Vibrators can enhance partner sex play in countless ways—you can vary your lovemaking routine, explore different paths toward orgasm (alone or together), or incorporate vibrators into your foreplay. Keep in mind that this is an area where success depends as much on your communication skills as it does on your positive attitude about sex toys. You might be excited about the introduction of vibrators into your sex life, but your partner may not necessarily be on the same wavelength. A few important things to remember:

• Don’t assume you want the same things.

• Talk, listen, and avoid judgment.

• A vibrator can never replace a partner.

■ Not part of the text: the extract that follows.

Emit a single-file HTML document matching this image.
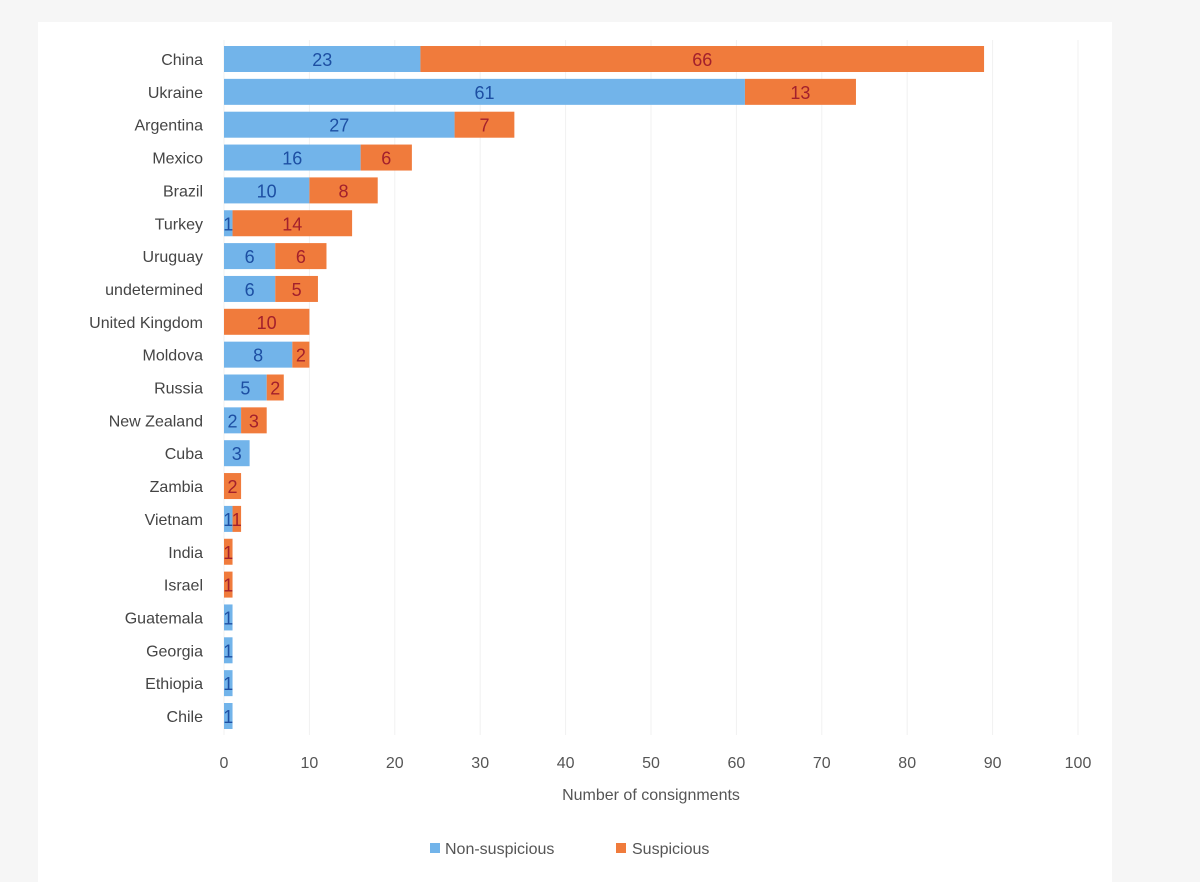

• Vibrators bring pleasure. If it brings you pleasure, your partner will probably like it.

Sharing Your Own Toy

It’s amazing how much easier it is for us to share our vibrators with friends or roommates than with our partners. It’s as if there’s a sign posted over the conjugal bed that says “No appliances allowed.” Seriously, it’s stunning how many people assume their partners won’t like vibrators and refuse even to consider broaching the subject. No matter how often we tell you how much fun two people can have with sex toys, unless you can raise the topic, the issue is moot. Here are a few common concerns people have cited for keeping vibrators out of their relationships, along with our suggestions for handling them:

 

He’ll feel like he hasn’t been pleasing me all these years.
It’s possible to be sensitive to a partner’s ego without forgoing your own sexual pleasure. You can assure your partner that he has been pleasing you, otherwise you wouldn’t have kept coming back for more! Introduce the vibrator as a way to increase pleasure for both of you, illustrating the many ways two people can enjoy it where one cannot. For example, if your vibrator orgasms are more intense, the pressure on his penis will probably be more intense during penetration, allowing him to experience a new sensation. Offer him control of the vibrator so that he can learn how to use it on you and get comfortable handling it himself. Suggest, but don’t insist, that he might like using it on himself as well.

 

She’ll think I don’t need her anymore.
Again, reassure your partner that there are countless ways vibrators fall short as sex partners (they’re predictable, they have no sense of humor, and they make lousy kissers, to name a few). Treat your vibrator as an accessory to sex, not the main event. If vibrators are necessary for your orgasm, have her hold it, or encourage your partner to explore the rest of your body’s infinite erotic terrain.